As pastors’ wives, we’re unlike most other women in the congregation attending church with their families. When the church gathers for any reason—Worship, Vacation Bible School, AWANA, Business Meeting, even a simple fellowship meal—our husbands are working. Just like any other dad at work isn’t available to take care of his kids, so our husbands at work aren’t available to take care of our kids.
In other words, when the church gathers, the kids are our responsibility.
This fact has cause me to grumble more than once over the years, especially when my children were small. But I’ve discovered some ways to make “being the mom” at church a little less overwhelming:
- See the value. When I recognize that me doing my job as Mom enables my husband to minister to God’s people, I see the Kingdom value in the hours I spend giving time-outs and wiping runny noses.

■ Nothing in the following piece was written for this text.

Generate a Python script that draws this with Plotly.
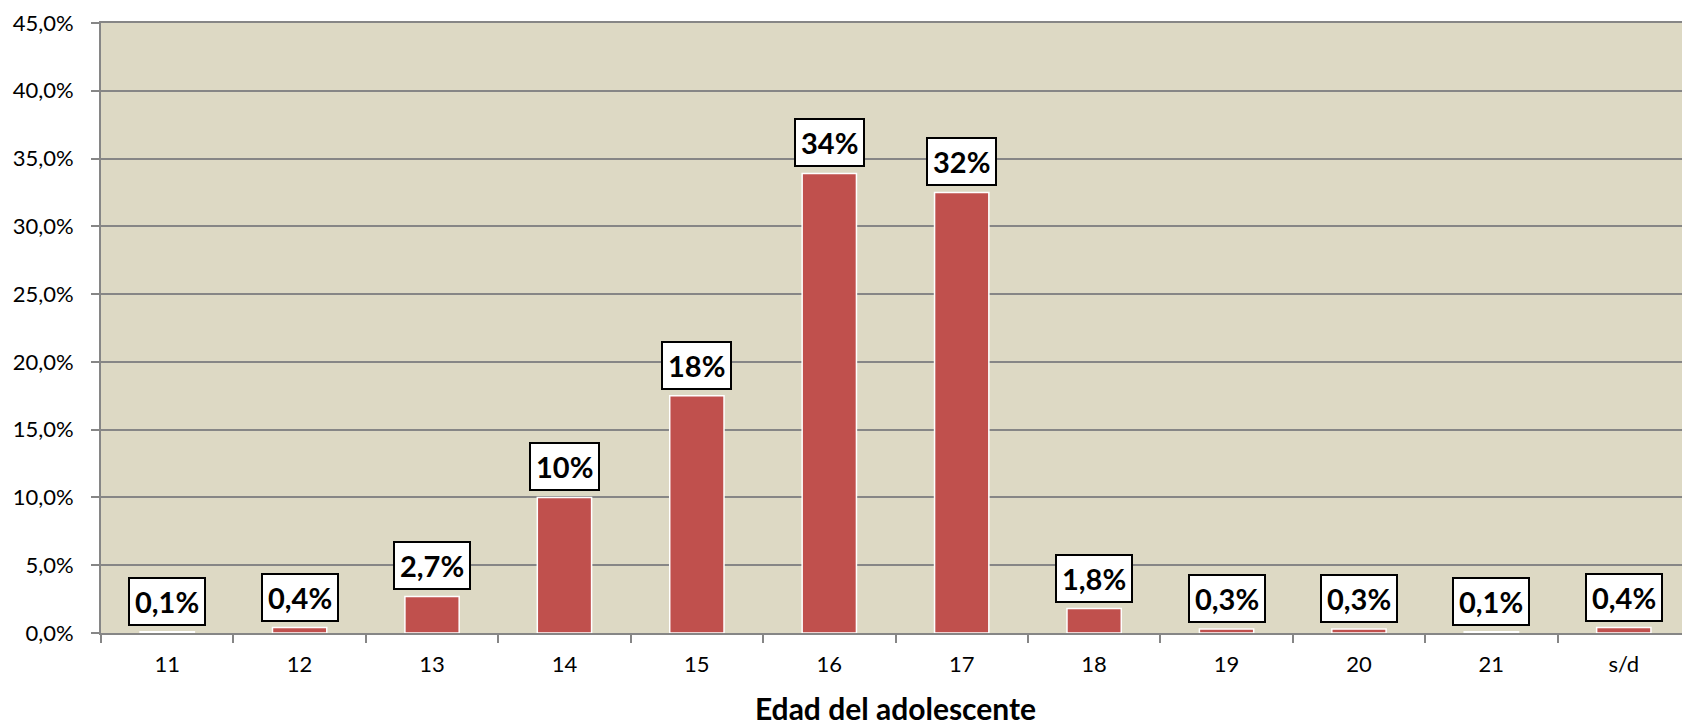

- Check the pace. Remember my first tip: “Be clear on your priorities”? If I overbook myself with church commitments, I may well jeopardize one of my most critical priorities–mothering my children so my husband can do his job. If I’ve agreed to teach Children’s Church and my kids get the stomach flu, it’s not like my husband can skip out on preaching and take care of them. It’s probably easier, especially with young children, not to take on weekly responsibilities. If I really want to take on such a role, I need to make sure I have a sub on call for when I need to miss.
- Talk to the kids. It helps when I explain to the children that Daddy has a special job as pastor. He loves them and will play with them at home later, but it’s his job to take care of the people when at church. It also helps when I explain the guidelines for church: Mom will be the one who drops them off/picks them up from any activity/teaching time; they’ll sit with Mom in the service; they should come to Mom for anything they need while at church.
- Establish consequences. Being the pastor’s wife doesn’t mean I become a single mother whenever another church member enters the building. Certainly, in some circumstances, my husband can and should help with the kids. But those circumstances can’t be the norm. My kids, sinful as they are, sometimes test me at church simply because “Daddy’s working” and they think they might get away with it. To preempt those times, my husband and I long ago established a rule for our kids: “If you misbehave so Mom has to discipline you at church, Dad will discipline you at home as well.” In other words, our kids get twice the punishment for any infraction at church. It’s unbelievable how much easier that one rule has made my job!
- Set a schedule. Being the mom every time the church gathers can be exhausting. Just as my husband needs a regular day off, I need regular time off as well. So I work with my husband to schedule my own much-deserved breaks and/or get a sitter so we can take a break together.